== Directions for this task ==
Repeat exactly the stretch of lines from the line containing "Clone this chart in matplotlib." through the line containing "from matplotlib.ticker import", both included, and nothing else.

== The input ==
::::
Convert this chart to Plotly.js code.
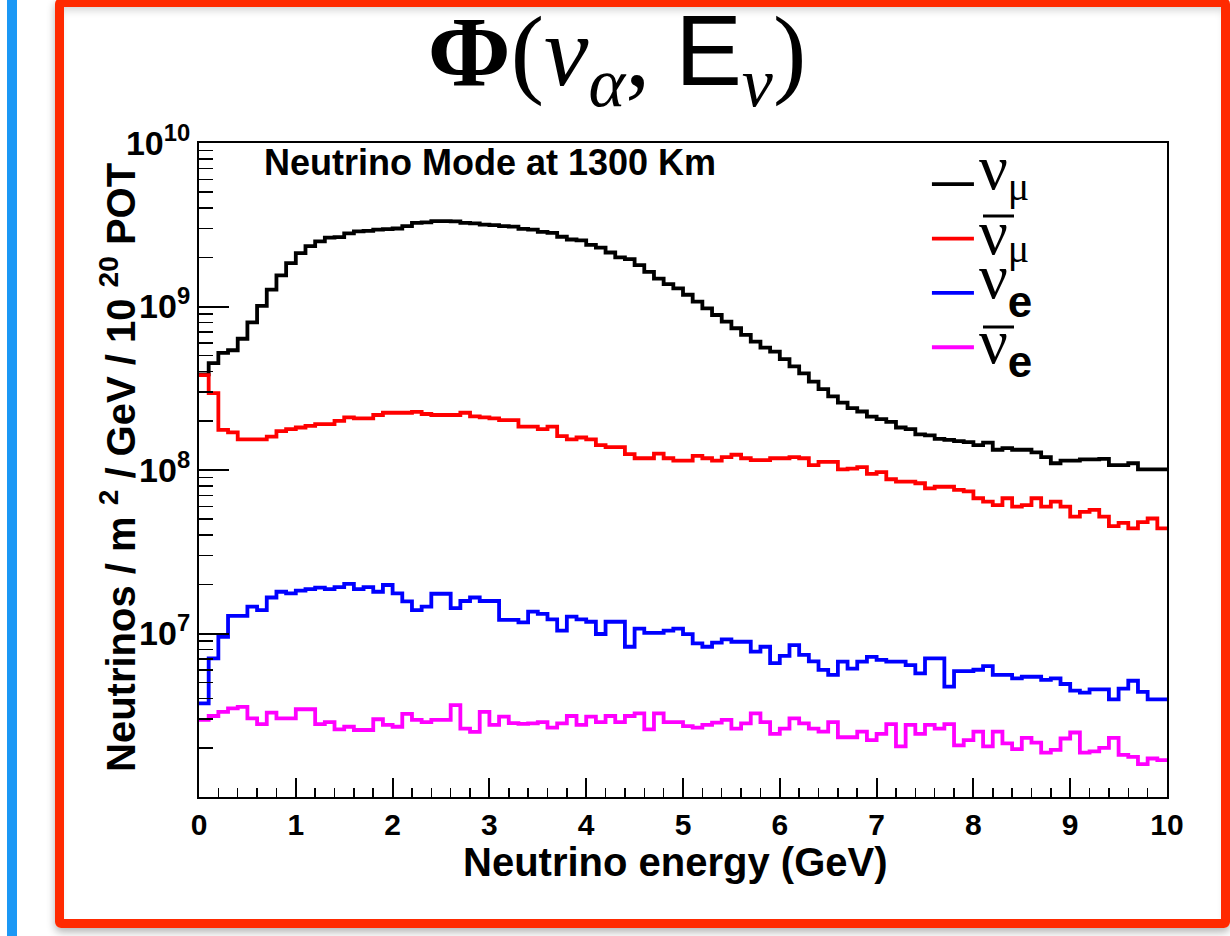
::::
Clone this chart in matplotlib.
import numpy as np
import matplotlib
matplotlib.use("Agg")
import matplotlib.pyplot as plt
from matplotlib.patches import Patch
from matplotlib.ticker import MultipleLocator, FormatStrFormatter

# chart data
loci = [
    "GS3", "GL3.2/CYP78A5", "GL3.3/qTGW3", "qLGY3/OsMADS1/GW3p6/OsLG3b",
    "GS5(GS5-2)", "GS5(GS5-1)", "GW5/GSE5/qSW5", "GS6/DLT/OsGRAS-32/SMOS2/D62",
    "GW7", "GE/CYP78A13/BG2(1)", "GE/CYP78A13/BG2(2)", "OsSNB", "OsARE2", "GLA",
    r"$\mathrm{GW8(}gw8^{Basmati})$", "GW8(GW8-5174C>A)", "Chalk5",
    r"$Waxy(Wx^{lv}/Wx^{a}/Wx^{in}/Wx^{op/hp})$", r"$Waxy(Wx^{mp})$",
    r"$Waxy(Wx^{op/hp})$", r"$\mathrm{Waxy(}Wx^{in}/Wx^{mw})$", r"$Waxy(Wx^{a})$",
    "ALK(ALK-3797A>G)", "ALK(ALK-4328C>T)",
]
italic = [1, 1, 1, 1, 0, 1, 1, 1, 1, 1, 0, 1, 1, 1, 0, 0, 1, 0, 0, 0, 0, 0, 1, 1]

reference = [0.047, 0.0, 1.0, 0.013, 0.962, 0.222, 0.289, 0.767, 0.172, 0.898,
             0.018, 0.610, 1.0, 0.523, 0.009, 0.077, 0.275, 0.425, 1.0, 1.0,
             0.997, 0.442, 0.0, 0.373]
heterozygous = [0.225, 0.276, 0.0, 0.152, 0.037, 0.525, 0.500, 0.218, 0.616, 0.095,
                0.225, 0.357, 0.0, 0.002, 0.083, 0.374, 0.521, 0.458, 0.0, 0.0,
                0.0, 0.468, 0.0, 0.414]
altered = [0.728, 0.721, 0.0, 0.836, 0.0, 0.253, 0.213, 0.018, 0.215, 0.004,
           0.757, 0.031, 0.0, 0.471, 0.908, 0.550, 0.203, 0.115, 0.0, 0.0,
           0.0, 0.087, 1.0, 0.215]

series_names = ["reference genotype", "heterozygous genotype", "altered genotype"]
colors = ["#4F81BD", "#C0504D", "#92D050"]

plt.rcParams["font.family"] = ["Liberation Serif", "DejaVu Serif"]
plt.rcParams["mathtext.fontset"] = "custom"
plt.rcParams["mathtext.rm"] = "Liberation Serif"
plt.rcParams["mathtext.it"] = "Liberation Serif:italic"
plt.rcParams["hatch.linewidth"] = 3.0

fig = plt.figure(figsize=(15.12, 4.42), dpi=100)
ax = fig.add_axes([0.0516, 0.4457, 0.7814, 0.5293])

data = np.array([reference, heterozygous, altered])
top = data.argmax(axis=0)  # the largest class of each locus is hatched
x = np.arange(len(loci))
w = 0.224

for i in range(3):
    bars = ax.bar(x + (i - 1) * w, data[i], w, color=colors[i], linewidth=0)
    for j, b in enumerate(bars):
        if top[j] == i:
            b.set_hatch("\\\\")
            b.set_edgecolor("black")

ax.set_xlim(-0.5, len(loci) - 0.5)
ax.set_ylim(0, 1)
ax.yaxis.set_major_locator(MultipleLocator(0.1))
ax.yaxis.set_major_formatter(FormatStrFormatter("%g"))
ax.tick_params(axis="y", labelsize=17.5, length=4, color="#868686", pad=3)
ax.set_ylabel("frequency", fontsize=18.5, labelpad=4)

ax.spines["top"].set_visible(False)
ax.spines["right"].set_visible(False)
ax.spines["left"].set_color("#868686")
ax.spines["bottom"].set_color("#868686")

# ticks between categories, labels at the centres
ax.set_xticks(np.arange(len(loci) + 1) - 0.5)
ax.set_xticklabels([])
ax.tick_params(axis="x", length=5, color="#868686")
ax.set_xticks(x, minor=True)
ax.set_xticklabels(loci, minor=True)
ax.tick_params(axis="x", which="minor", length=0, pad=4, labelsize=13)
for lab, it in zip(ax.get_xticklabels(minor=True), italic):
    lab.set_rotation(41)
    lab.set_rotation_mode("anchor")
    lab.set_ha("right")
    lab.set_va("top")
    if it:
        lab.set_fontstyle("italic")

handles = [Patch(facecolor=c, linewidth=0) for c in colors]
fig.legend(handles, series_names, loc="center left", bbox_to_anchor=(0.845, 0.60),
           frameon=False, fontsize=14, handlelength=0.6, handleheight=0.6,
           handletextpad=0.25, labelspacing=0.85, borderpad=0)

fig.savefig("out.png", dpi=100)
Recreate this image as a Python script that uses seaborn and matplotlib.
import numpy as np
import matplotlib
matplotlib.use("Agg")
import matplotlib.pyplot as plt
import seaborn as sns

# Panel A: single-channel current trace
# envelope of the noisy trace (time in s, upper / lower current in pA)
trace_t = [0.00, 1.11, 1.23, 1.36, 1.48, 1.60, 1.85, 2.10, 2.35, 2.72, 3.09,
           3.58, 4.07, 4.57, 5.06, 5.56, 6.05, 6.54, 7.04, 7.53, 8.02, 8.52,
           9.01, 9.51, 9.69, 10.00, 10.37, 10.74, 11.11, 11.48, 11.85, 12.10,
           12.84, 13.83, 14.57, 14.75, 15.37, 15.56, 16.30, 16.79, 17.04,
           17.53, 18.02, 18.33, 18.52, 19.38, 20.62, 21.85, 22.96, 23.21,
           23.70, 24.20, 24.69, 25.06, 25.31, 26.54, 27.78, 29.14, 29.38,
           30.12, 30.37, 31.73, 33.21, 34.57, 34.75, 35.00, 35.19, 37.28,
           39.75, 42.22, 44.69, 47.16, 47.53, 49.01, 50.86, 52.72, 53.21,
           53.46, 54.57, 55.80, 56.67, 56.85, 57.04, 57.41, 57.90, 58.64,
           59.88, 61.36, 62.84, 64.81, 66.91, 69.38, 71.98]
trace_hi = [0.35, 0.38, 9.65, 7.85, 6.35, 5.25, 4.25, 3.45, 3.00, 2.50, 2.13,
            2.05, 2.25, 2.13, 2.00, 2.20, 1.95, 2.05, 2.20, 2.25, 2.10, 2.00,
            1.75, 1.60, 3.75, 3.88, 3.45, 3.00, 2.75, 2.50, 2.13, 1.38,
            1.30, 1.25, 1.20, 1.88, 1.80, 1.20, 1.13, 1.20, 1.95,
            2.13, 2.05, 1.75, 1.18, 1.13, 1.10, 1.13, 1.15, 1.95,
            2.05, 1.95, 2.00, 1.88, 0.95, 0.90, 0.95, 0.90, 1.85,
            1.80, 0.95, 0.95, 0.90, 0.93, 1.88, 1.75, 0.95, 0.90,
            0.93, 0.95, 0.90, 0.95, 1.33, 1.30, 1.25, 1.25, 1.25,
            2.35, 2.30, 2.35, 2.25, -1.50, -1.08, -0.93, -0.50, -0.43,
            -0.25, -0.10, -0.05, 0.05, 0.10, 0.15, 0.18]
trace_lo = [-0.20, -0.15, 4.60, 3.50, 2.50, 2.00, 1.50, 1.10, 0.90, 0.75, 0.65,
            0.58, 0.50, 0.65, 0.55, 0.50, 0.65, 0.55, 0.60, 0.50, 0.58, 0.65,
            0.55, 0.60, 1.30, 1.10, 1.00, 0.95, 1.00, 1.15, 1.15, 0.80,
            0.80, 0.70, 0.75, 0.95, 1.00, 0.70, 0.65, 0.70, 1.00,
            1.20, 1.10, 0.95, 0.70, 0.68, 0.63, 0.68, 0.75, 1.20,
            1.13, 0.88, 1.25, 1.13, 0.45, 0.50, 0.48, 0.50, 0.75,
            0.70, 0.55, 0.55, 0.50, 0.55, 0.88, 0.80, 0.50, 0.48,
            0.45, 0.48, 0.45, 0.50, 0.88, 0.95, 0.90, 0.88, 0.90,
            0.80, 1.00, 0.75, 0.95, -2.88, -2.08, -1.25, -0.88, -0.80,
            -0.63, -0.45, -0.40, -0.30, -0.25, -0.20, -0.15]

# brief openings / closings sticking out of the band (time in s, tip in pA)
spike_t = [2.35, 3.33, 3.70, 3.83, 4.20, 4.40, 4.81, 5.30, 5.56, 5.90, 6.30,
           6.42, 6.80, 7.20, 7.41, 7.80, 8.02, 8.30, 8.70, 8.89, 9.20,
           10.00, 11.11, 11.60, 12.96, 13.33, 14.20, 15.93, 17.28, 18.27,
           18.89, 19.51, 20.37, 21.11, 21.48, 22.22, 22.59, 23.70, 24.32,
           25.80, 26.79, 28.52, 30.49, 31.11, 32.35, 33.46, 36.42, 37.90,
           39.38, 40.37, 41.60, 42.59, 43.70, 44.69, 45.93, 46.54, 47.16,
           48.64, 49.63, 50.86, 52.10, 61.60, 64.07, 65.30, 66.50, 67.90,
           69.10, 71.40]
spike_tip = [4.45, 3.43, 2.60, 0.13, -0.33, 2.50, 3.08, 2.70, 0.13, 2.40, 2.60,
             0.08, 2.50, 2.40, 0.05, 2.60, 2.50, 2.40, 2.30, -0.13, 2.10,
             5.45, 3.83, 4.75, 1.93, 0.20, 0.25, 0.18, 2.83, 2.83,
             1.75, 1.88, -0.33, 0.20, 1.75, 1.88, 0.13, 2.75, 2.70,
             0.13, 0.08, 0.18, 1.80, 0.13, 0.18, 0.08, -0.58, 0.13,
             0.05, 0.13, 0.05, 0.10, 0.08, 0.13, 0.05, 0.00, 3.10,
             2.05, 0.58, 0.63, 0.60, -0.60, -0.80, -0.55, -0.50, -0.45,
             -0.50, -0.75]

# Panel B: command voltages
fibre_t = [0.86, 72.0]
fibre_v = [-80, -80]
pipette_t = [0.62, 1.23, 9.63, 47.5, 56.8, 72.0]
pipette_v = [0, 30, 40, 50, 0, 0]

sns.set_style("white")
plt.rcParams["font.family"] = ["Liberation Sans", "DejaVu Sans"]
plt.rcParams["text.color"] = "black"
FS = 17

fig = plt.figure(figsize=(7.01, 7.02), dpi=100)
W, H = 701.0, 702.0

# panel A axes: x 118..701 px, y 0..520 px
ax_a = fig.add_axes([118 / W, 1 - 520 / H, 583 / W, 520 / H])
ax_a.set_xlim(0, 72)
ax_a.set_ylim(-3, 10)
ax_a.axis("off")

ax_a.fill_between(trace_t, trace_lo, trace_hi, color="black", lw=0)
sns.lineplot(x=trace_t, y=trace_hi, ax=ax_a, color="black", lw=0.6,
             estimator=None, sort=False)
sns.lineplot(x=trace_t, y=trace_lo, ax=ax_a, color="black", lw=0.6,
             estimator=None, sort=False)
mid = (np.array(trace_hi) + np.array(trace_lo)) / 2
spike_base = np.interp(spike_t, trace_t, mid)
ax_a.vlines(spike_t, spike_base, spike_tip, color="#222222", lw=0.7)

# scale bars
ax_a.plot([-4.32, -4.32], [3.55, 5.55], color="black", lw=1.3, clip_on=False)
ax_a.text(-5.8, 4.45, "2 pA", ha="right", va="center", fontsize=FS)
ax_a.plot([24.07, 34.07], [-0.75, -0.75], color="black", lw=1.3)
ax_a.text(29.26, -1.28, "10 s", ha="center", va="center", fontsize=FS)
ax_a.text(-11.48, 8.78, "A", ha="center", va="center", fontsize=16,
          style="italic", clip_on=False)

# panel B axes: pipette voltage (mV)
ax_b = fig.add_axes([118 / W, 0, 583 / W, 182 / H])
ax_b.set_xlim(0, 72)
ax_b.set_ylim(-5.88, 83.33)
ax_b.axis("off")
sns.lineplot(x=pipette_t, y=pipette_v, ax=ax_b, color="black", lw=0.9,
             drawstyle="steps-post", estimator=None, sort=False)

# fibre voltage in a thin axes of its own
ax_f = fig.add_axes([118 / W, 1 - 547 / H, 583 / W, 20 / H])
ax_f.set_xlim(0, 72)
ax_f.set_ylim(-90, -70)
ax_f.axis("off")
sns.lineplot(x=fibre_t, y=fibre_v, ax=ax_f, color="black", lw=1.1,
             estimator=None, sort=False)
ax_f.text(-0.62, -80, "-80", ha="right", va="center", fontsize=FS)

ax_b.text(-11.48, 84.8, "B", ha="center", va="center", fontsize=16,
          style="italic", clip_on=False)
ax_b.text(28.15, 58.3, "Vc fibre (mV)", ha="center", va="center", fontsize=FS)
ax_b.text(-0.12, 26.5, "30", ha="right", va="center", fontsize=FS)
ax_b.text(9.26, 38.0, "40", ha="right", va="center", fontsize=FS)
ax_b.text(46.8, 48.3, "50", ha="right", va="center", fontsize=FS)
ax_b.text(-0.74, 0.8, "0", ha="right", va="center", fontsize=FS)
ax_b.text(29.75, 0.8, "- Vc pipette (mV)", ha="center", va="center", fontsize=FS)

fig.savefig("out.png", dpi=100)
::::
== Exercise output ==
Clone this chart in matplotlib.
import numpy as np
import matplotlib
matplotlib.use("Agg")
import matplotlib.pyplot as plt
from matplotlib.patches import Patch
from matplotlib.ticker import MultipleLocator, FormatStrFormatter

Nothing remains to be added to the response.